Exercise goal: Pull each line containing "this" out of the data and copy it.

== Supplied material

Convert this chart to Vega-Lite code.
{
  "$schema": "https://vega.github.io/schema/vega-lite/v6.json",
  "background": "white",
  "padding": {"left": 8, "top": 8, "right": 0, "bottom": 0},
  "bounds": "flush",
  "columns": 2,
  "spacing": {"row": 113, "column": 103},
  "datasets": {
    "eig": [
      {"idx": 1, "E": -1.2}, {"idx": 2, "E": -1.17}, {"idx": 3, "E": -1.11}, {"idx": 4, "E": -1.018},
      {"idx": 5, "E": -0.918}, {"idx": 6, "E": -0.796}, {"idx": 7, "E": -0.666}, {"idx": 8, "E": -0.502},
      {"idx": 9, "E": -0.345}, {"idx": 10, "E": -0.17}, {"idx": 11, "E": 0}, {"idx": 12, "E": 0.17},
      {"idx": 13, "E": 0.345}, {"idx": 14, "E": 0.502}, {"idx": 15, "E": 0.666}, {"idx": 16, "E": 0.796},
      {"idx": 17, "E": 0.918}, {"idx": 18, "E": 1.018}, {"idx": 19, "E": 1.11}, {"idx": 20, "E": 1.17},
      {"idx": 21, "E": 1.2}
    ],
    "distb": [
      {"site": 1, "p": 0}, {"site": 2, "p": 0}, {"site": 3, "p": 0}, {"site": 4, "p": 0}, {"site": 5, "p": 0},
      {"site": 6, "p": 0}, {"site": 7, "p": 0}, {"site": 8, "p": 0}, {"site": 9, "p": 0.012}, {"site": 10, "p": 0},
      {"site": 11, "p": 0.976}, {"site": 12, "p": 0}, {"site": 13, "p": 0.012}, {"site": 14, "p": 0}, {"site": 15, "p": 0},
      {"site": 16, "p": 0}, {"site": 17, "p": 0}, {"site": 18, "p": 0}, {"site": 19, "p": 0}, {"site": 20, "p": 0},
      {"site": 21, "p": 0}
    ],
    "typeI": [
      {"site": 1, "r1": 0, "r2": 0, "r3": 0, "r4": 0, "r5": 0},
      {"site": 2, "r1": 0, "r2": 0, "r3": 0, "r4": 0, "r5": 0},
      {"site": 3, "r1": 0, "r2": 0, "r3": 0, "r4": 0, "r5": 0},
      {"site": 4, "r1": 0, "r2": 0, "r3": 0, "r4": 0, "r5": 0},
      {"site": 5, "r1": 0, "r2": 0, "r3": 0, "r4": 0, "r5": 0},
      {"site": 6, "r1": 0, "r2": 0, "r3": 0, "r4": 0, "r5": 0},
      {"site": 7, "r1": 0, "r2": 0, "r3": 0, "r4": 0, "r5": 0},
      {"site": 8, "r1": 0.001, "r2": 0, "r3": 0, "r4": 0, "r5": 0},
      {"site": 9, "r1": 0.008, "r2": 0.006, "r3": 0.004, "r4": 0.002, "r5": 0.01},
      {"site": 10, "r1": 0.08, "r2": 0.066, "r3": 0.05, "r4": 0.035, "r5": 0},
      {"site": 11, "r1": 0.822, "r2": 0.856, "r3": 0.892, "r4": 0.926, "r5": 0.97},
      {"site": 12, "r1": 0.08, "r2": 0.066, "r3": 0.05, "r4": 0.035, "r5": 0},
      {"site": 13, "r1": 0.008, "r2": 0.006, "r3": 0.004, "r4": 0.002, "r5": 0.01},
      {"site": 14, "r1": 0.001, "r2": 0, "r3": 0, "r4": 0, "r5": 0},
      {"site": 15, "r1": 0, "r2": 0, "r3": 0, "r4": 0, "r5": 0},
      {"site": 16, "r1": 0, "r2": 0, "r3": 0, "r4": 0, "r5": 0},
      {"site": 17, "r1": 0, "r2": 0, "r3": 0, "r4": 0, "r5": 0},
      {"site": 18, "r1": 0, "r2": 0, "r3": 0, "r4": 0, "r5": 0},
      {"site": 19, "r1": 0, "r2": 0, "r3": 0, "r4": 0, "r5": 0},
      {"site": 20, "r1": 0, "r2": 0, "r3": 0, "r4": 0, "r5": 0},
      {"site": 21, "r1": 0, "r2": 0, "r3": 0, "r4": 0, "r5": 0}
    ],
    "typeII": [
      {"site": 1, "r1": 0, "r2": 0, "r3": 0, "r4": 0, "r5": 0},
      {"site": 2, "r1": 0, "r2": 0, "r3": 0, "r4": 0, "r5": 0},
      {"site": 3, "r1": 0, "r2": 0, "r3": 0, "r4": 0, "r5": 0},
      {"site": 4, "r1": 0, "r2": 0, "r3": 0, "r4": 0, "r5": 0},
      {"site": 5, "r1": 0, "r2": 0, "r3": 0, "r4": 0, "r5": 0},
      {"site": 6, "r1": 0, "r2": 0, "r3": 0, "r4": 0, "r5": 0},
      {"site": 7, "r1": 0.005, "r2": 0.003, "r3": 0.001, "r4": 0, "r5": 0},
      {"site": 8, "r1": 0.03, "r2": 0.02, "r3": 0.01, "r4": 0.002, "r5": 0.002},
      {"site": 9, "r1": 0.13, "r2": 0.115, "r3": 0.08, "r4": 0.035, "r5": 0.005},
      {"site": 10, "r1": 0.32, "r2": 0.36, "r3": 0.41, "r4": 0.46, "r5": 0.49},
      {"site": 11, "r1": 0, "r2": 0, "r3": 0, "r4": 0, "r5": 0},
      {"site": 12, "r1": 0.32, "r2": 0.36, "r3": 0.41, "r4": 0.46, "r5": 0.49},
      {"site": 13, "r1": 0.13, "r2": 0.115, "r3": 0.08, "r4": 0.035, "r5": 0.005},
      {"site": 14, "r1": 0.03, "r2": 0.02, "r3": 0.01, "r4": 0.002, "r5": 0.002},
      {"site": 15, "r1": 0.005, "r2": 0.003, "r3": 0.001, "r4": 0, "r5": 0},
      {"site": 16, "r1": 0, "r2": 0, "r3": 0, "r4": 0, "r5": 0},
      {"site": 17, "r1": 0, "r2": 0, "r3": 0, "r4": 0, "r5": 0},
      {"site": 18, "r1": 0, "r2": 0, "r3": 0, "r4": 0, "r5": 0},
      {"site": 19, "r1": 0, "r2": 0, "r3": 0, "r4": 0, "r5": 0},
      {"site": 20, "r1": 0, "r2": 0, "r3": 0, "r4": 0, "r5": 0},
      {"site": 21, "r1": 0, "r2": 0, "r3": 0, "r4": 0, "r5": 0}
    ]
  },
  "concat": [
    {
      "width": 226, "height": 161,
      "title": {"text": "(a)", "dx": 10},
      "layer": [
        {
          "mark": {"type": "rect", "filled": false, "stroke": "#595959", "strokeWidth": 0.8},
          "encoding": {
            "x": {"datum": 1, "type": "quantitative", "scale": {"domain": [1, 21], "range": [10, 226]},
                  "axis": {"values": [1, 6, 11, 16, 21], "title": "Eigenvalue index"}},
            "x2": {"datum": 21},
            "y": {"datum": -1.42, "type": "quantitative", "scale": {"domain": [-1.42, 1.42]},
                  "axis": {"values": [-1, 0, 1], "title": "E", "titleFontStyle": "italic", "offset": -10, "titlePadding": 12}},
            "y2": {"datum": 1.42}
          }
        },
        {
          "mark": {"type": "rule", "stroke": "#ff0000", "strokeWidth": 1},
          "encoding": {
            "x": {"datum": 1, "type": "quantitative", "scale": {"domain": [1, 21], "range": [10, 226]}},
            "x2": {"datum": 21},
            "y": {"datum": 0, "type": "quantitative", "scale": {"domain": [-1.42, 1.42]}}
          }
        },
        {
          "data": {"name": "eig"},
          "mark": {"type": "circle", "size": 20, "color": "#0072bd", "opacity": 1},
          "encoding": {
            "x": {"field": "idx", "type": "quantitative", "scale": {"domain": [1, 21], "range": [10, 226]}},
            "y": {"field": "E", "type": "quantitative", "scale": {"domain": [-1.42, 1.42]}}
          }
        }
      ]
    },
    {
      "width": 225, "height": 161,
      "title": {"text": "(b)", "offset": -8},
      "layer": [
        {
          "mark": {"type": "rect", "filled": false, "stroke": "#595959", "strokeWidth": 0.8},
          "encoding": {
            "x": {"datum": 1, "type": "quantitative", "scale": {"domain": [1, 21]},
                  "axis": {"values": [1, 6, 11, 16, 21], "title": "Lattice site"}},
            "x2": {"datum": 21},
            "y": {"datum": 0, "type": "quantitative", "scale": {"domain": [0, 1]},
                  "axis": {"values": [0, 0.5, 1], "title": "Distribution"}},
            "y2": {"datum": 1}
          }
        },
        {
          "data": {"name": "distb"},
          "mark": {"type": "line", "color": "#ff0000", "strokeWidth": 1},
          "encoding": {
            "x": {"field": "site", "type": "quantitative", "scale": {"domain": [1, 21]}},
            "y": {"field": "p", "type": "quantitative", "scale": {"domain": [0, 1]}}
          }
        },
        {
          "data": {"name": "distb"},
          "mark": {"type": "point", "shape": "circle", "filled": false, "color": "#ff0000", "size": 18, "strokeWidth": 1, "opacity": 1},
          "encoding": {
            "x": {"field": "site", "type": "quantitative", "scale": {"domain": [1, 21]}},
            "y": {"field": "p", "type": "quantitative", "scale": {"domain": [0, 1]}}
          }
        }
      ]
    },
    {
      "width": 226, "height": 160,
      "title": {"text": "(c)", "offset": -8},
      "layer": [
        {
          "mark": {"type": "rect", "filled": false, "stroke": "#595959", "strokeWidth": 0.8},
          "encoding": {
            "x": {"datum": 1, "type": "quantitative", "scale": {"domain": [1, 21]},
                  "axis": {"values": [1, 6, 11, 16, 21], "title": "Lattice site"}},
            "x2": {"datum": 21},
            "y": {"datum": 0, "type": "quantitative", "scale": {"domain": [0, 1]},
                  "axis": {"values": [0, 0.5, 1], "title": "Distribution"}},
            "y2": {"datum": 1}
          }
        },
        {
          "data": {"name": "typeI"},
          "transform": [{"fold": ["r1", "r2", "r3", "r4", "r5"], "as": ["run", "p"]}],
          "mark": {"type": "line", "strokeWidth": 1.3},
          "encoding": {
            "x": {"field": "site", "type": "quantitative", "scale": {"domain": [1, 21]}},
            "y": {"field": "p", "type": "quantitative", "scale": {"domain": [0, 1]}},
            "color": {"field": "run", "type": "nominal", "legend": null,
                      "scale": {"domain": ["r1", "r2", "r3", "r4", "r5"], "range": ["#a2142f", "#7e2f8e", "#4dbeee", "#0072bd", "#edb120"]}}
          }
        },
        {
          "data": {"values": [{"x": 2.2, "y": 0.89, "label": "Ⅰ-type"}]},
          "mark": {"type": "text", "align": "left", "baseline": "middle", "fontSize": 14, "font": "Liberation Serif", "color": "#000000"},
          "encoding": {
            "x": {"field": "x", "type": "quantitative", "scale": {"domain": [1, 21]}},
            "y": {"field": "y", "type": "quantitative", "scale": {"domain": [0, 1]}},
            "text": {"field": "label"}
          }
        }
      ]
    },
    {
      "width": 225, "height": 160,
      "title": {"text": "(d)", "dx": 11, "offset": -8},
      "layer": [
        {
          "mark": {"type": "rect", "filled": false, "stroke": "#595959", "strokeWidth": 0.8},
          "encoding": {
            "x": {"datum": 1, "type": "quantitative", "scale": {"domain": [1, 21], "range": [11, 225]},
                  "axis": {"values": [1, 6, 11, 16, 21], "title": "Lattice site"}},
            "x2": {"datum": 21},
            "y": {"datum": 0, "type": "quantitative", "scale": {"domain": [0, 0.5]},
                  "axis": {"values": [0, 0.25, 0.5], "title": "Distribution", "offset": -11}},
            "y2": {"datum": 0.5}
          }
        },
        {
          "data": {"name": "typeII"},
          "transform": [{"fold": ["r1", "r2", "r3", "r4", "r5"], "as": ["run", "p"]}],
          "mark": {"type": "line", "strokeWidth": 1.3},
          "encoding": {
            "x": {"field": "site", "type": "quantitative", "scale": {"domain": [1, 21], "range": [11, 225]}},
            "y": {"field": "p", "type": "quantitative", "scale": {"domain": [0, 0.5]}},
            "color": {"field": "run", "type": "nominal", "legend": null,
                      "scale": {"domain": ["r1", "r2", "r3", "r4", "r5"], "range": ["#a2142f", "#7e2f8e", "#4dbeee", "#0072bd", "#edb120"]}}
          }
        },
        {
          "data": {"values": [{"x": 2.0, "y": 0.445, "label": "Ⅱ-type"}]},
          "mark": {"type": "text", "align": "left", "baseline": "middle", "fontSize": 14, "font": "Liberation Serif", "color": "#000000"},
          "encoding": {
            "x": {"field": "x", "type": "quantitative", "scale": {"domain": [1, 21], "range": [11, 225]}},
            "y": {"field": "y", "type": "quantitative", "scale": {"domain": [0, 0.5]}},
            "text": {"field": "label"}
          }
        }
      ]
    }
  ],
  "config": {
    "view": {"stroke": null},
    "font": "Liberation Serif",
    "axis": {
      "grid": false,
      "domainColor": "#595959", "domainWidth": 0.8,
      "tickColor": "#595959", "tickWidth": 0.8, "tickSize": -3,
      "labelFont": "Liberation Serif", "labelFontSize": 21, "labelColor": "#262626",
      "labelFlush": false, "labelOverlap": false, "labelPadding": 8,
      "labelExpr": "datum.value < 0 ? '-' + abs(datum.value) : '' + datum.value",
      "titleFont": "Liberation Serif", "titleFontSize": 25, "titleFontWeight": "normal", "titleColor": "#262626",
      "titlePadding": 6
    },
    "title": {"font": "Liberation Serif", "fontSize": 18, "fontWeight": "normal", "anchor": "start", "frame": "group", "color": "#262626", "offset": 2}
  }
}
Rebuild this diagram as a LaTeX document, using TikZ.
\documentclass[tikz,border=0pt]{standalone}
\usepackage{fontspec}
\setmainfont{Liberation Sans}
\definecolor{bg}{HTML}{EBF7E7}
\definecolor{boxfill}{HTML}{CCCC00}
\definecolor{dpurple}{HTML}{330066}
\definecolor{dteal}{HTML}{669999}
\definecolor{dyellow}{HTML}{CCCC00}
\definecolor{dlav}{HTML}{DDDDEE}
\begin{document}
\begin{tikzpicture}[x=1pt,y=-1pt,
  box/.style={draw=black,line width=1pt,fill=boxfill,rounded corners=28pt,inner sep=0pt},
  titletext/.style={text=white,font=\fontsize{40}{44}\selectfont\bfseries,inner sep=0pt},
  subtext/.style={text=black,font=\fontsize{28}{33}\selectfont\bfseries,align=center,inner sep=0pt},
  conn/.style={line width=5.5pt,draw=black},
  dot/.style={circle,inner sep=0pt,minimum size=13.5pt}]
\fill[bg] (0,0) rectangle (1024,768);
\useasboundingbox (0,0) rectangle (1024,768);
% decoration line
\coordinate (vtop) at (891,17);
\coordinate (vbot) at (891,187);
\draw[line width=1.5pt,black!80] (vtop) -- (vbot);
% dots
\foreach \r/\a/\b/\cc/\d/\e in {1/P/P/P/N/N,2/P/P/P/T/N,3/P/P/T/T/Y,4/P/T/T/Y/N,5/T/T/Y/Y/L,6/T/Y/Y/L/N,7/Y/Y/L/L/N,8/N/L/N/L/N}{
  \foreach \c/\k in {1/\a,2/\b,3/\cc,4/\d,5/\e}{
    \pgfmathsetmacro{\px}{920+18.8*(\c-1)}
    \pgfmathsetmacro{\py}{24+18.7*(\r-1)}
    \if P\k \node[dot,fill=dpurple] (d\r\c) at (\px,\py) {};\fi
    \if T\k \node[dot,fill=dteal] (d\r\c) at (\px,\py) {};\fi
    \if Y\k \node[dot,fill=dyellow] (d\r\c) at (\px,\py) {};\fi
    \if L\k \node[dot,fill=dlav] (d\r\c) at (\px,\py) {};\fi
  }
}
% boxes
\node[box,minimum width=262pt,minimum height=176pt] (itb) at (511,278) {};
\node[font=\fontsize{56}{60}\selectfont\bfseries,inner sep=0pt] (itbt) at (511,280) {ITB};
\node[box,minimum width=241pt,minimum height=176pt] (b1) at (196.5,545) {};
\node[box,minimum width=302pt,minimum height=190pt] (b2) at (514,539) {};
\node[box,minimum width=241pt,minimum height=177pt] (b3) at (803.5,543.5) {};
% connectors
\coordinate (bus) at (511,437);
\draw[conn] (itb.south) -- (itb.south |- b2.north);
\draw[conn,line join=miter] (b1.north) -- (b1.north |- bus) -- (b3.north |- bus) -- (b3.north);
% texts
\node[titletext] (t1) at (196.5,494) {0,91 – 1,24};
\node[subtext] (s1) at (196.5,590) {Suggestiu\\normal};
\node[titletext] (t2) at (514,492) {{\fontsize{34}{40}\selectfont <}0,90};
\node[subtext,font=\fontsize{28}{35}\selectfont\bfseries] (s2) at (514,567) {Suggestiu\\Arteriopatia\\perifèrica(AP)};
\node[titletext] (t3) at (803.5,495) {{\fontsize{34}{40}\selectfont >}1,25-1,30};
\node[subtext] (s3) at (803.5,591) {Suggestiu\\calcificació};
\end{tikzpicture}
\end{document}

====

Output of the task:
Convert this chart to Vega-Lite code.
Rebuild this diagram as a LaTeX document, using TikZ.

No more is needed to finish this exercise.